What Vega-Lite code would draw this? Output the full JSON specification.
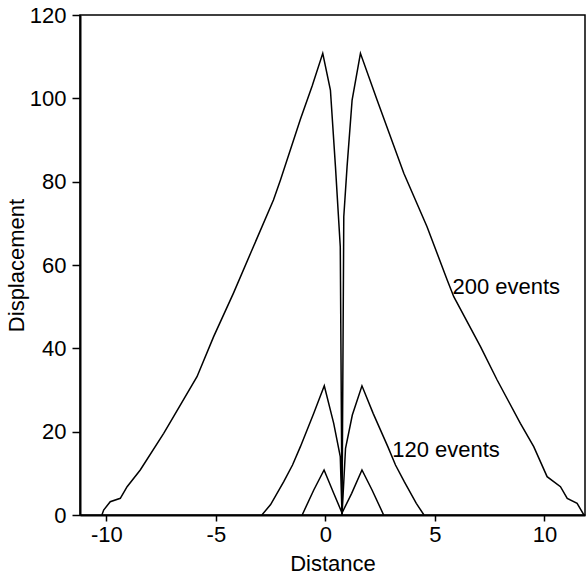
{
  "$schema": "https://vega.github.io/schema/vega-lite/v6.json",
  "width": 505,
  "height": 500,
  "autosize": {"type": "none"},
  "padding": {"left": 80, "top": 15, "right": 1, "bottom": 64},
  "background": "white",
  "config": {
    "font": "Liberation Sans",
    "view": {"stroke": "black", "strokeWidth": 1.5},
    "axis": {
      "grid": false,
      "domainColor": "black",
      "domainWidth": 2,
      "tickColor": "black",
      "tickWidth": 1.5,
      "labelColor": "black",
      "labelFontSize": 22,
      "labelFont": "Liberation Sans",
      "titleColor": "black",
      "titleFontSize": 22,
      "titleFont": "Liberation Sans",
      "titleFontWeight": "normal"
    }
  },
  "datasets": {
    "curves": [
      {"s": "200", "i": 1, "x": -10.2, "y": 0},
      {"s": "200", "i": 2, "x": -10.12, "y": 1.2},
      {"s": "200", "i": 3, "x": -9.82, "y": 3.2},
      {"s": "200", "i": 4, "x": -9.36, "y": 4.0},
      {"s": "200", "i": 5, "x": -9.05, "y": 6.8},
      {"s": "200", "i": 6, "x": -8.45, "y": 10.8},
      {"s": "200", "i": 7, "x": -7.38, "y": 19.6},
      {"s": "200", "i": 8, "x": -6.93, "y": 23.6},
      {"s": "200", "i": 9, "x": -5.86, "y": 33.2},
      {"s": "200", "i": 10, "x": -5.1, "y": 42.8},
      {"s": "200", "i": 11, "x": -4.2, "y": 53.2},
      {"s": "200", "i": 12, "x": -3.4, "y": 63},
      {"s": "200", "i": 13, "x": -2.37, "y": 75.6},
      {"s": "200", "i": 14, "x": -2.05, "y": 80.4},
      {"s": "200", "i": 15, "x": -1.14, "y": 95},
      {"s": "200", "i": 16, "x": -0.6, "y": 103},
      {"s": "200", "i": 17, "x": -0.12, "y": 110.8},
      {"s": "200", "i": 18, "x": 0.23, "y": 102},
      {"s": "200", "i": 19, "x": 0.46, "y": 83.6},
      {"s": "200", "i": 20, "x": 0.68, "y": 64.4},
      {"s": "200", "i": 21, "x": 0.76, "y": 0},
      {"s": "200", "i": 22, "x": 0.84, "y": 71.6},
      {"s": "200", "i": 23, "x": 0.99, "y": 83.6},
      {"s": "200", "i": 24, "x": 1.22, "y": 99.6},
      {"s": "200", "i": 25, "x": 1.6, "y": 110.8},
      {"s": "200", "i": 26, "x": 2.36, "y": 99.6},
      {"s": "200", "i": 27, "x": 3.58, "y": 82},
      {"s": "200", "i": 28, "x": 4.64, "y": 69.2},
      {"s": "200", "i": 29, "x": 5.56, "y": 56.4},
      {"s": "200", "i": 30, "x": 5.86, "y": 52.4},
      {"s": "200", "i": 31, "x": 7.08, "y": 40.4},
      {"s": "200", "i": 32, "x": 7.84, "y": 32.4},
      {"s": "200", "i": 33, "x": 8.9, "y": 22},
      {"s": "200", "i": 34, "x": 9.51, "y": 16.4},
      {"s": "200", "i": 35, "x": 10.12, "y": 9.2},
      {"s": "200", "i": 36, "x": 10.73, "y": 6.8},
      {"s": "200", "i": 37, "x": 11.04, "y": 4.0},
      {"s": "200", "i": 38, "x": 11.49, "y": 2.8},
      {"s": "200", "i": 39, "x": 11.8, "y": 0},
      {"s": "120", "i": 1, "x": -2.9, "y": 0},
      {"s": "120", "i": 2, "x": -2.5, "y": 2.5},
      {"s": "120", "i": 3, "x": -1.9, "y": 8},
      {"s": "120", "i": 4, "x": -1.5, "y": 12},
      {"s": "120", "i": 5, "x": -1.14, "y": 16.4},
      {"s": "120", "i": 6, "x": -0.53, "y": 24.4},
      {"s": "120", "i": 7, "x": -0.05, "y": 31},
      {"s": "120", "i": 8, "x": 0.38, "y": 22},
      {"s": "120", "i": 9, "x": 0.68, "y": 14},
      {"s": "120", "i": 10, "x": 0.76, "y": 0},
      {"s": "120", "i": 11, "x": 0.92, "y": 16},
      {"s": "120", "i": 12, "x": 1.23, "y": 24},
      {"s": "120", "i": 13, "x": 1.67, "y": 31},
      {"s": "120", "i": 14, "x": 2.18, "y": 24.4},
      {"s": "120", "i": 15, "x": 2.85, "y": 16.4},
      {"s": "120", "i": 16, "x": 3.2, "y": 12},
      {"s": "120", "i": 17, "x": 3.6, "y": 8},
      {"s": "120", "i": 18, "x": 4.15, "y": 2.8},
      {"s": "120", "i": 19, "x": 4.5, "y": 0},
      {"s": "40", "i": 1, "x": -1.06, "y": 0},
      {"s": "40", "i": 2, "x": -0.53, "y": 6},
      {"s": "40", "i": 3, "x": -0.06, "y": 10.8},
      {"s": "40", "i": 4, "x": 0.38, "y": 5.2},
      {"s": "40", "i": 5, "x": 0.76, "y": 0.5},
      {"s": "40", "i": 6, "x": 1.2, "y": 5.2},
      {"s": "40", "i": 7, "x": 1.67, "y": 10.8},
      {"s": "40", "i": 8, "x": 2.13, "y": 6},
      {"s": "40", "i": 9, "x": 2.66, "y": 0}
    ],
    "labels": [
      {"x": 5.8, "y": 54.7, "t": "200 events"},
      {"x": 3.05, "y": 15.6, "t": "120 events"}
    ]
  },
  "layer": [
    {
      "data": {"name": "curves"},
      "mark": {"type": "line", "color": "black", "strokeWidth": 1.5, "clip": true},
      "encoding": {
        "x": {
          "field": "x", "type": "quantitative",
          "scale": {"domain": [-11.2, 11.85], "nice": false, "zero": false},
          "axis": {"values": [-10, -5, 0, 5, 10], "title": "Distance", "tickSize": 6, "labelPadding": 3, "titlePadding": 8,
                   "labelExpr": "datum.value < 0 ? '-' + abs(datum.value) : '' + datum.value"}
        },
        "y": {
          "field": "y", "type": "quantitative",
          "scale": {"domain": [0, 120], "nice": false},
          "axis": {"values": [0, 20, 40, 60, 80, 100, 120], "title": "Displacement", "tickSize": 8, "labelPadding": 6, "titlePadding": 1}
        },
        "detail": {"field": "s"},
        "order": {"field": "i", "type": "quantitative"}
      }
    },
    {
      "data": {"name": "labels"},
      "mark": {"type": "text", "align": "left", "baseline": "middle", "fontSize": 22, "font": "Liberation Sans", "color": "black"},
      "encoding": {
        "x": {"field": "x", "type": "quantitative"},
        "y": {"field": "y", "type": "quantitative"},
        "text": {"field": "t"}
      }
    }
  ]
}
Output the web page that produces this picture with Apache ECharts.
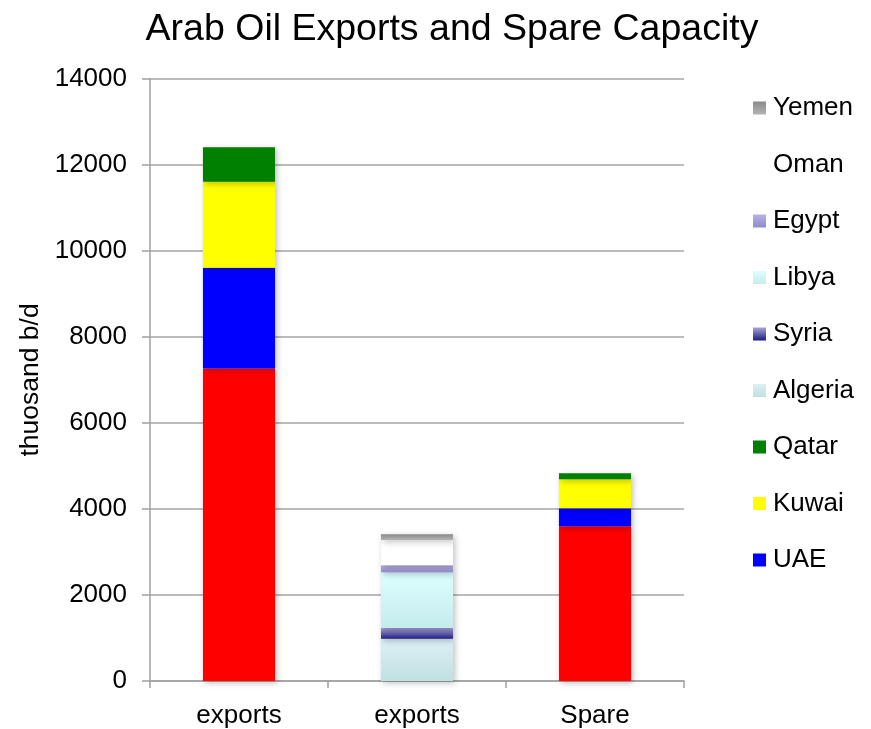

● ● ● ● ● ● ●

Output the material word for word, omitting its pictures.

What Vega-Lite code would draw this? Output the full JSON specification.
{
  "$schema": "https://vega.github.io/schema/vega-lite/v6.json",
  "width": 505,
  "height": 500,
  "autosize": {"type": "none"},
  "padding": {"left": 80, "top": 15, "right": 1, "bottom": 64},
  "background": "white",
  "config": {
    "font": "Liberation Sans",
    "view": {"stroke": "black", "strokeWidth": 1.5},
    "axis": {
      "grid": false,
      "domainColor": "black",
      "domainWidth": 2,
      "tickColor": "black",
      "tickWidth": 1.5,
      "labelColor": "black",
      "labelFontSize": 22,
      "labelFont": "Liberation Sans",
      "titleColor": "black",
      "titleFontSize": 22,
      "titleFont": "Liberation Sans",
      "titleFontWeight": "normal"
    }
  },
  "datasets": {
    "curves": [
      {"s": "200", "i": 1, "x": -10.2, "y": 0},
      {"s": "200", "i": 2, "x": -10.12, "y": 1.2},
      {"s": "200", "i": 3, "x": -9.82, "y": 3.2},
      {"s": "200", "i": 4, "x": -9.36, "y": 4.0},
      {"s": "200", "i": 5, "x": -9.05, "y": 6.8},
      {"s": "200", "i": 6, "x": -8.45, "y": 10.8},
      {"s": "200", "i": 7, "x": -7.38, "y": 19.6},
      {"s": "200", "i": 8, "x": -6.93, "y": 23.6},
      {"s": "200", "i": 9, "x": -5.86, "y": 33.2},
      {"s": "200", "i": 10, "x": -5.1, "y": 42.8},
      {"s": "200", "i": 11, "x": -4.2, "y": 53.2},
      {"s": "200", "i": 12, "x": -3.4, "y": 63},
      {"s": "200", "i": 13, "x": -2.37, "y": 75.6},
      {"s": "200", "i": 14, "x": -2.05, "y": 80.4},
      {"s": "200", "i": 15, "x": -1.14, "y": 95},
      {"s": "200", "i": 16, "x": -0.6, "y": 103},
      {"s": "200", "i": 17, "x": -0.12, "y": 110.8},
      {"s": "200", "i": 18, "x": 0.23, "y": 102},
      {"s": "200", "i": 19, "x": 0.46, "y": 83.6},
      {"s": "200", "i": 20, "x": 0.68, "y": 64.4},
      {"s": "200", "i": 21, "x": 0.76, "y": 0},
      {"s": "200", "i": 22, "x": 0.84, "y": 71.6},
      {"s": "200", "i": 23, "x": 0.99, "y": 83.6},
      {"s": "200", "i": 24, "x": 1.22, "y": 99.6},
      {"s": "200", "i": 25, "x": 1.6, "y": 110.8},
      {"s": "200", "i": 26, "x": 2.36, "y": 99.6},
      {"s": "200", "i": 27, "x": 3.58, "y": 82},
      {"s": "200", "i": 28, "x": 4.64, "y": 69.2},
      {"s": "200", "i": 29, "x": 5.56, "y": 56.4},
      {"s": "200", "i": 30, "x": 5.86, "y": 52.4},
      {"s": "200", "i": 31, "x": 7.08, "y": 40.4},
      {"s": "200", "i": 32, "x": 7.84, "y": 32.4},
      {"s": "200", "i": 33, "x": 8.9, "y": 22},
      {"s": "200", "i": 34, "x": 9.51, "y": 16.4},
      {"s": "200", "i": 35, "x": 10.12, "y": 9.2},
      {"s": "200", "i": 36, "x": 10.73, "y": 6.8},
      {"s": "200", "i": 37, "x": 11.04, "y": 4.0},
      {"s": "200", "i": 38, "x": 11.49, "y": 2.8},
      {"s": "200", "i": 39, "x": 11.8, "y": 0},
      {"s": "120", "i": 1, "x": -2.9, "y": 0},
      {"s": "120", "i": 2, "x": -2.5, "y": 2.5},
      {"s": "120", "i": 3, "x": -1.9, "y": 8},
      {"s": "120", "i": 4, "x": -1.5, "y": 12},
      {"s": "120", "i": 5, "x": -1.14, "y": 16.4},
      {"s": "120", "i": 6, "x": -0.53, "y": 24.4},
      {"s": "120", "i": 7, "x": -0.05, "y": 31},
      {"s": "120", "i": 8, "x": 0.38, "y": 22},
      {"s": "120", "i": 9, "x": 0.68, "y": 14},
      {"s": "120", "i": 10, "x": 0.76, "y": 0},
      {"s": "120", "i": 11, "x": 0.92, "y": 16},
      {"s": "120", "i": 12, "x": 1.23, "y": 24},
      {"s": "120", "i": 13, "x": 1.67, "y": 31},
      {"s": "120", "i": 14, "x": 2.18, "y": 24.4},
      {"s": "120", "i": 15, "x": 2.85, "y": 16.4},
      {"s": "120", "i": 16, "x": 3.2, "y": 12},
      {"s": "120", "i": 17, "x": 3.6, "y": 8},
      {"s": "120", "i": 18, "x": 4.15, "y": 2.8},
      {"s": "120", "i": 19, "x": 4.5, "y": 0},
      {"s": "40", "i": 1, "x": -1.06, "y": 0},
      {"s": "40", "i": 2, "x": -0.53, "y": 6},
      {"s": "40", "i": 3, "x": -0.06, "y": 10.8},
      {"s": "40", "i": 4, "x": 0.38, "y": 5.2},
      {"s": "40", "i": 5, "x": 0.76, "y": 0.5},
      {"s": "40", "i": 6, "x": 1.2, "y": 5.2},
      {"s": "40", "i": 7, "x": 1.67, "y": 10.8},
      {"s": "40", "i": 8, "x": 2.13, "y": 6},
      {"s": "40", "i": 9, "x": 2.66, "y": 0}
    ],
    "labels": [
      {"x": 5.8, "y": 54.7, "t": "200 events"},
      {"x": 3.05, "y": 15.6, "t": "120 events"}
    ]
  },
  "layer": [
    {
      "data": {"name": "curves"},
      "mark": {"type": "line", "color": "black", "strokeWidth": 1.5, "clip": true},
      "encoding": {
        "x": {
          "field": "x", "type": "quantitative",
          "scale": {"domain": [-11.2, 11.85], "nice": false, "zero": false},
          "axis": {"values": [-10, -5, 0, 5, 10], "title": "Distance", "tickSize": 6, "labelPadding": 3, "titlePadding": 8,
                   "labelExpr": "datum.value < 0 ? '-' + abs(datum.value) : '' + datum.value"}
        },
        "y": {
          "field": "y", "type": "quantitative",
          "scale": {"domain": [0, 120], "nice": false},
          "axis": {"values": [0, 20, 40, 60, 80, 100, 120], "title": "Displacement", "tickSize": 8, "labelPadding": 6, "titlePadding": 1}
        },
        "detail": {"field": "s"},
        "order": {"field": "i", "type": "quantitative"}
      }
    },
    {
      "data": {"name": "labels"},
      "mark": {"type": "text", "align": "left", "baseline": "middle", "fontSize": 22, "font": "Liberation Sans", "color": "black"},
      "encoding": {
        "x": {"field": "x", "type": "quantitative"},
        "y": {"field": "y", "type": "quantitative"},
        "text": {"field": "t"}
      }
    }
  ]
}
Output the web page that produces this picture with Apache ECharts.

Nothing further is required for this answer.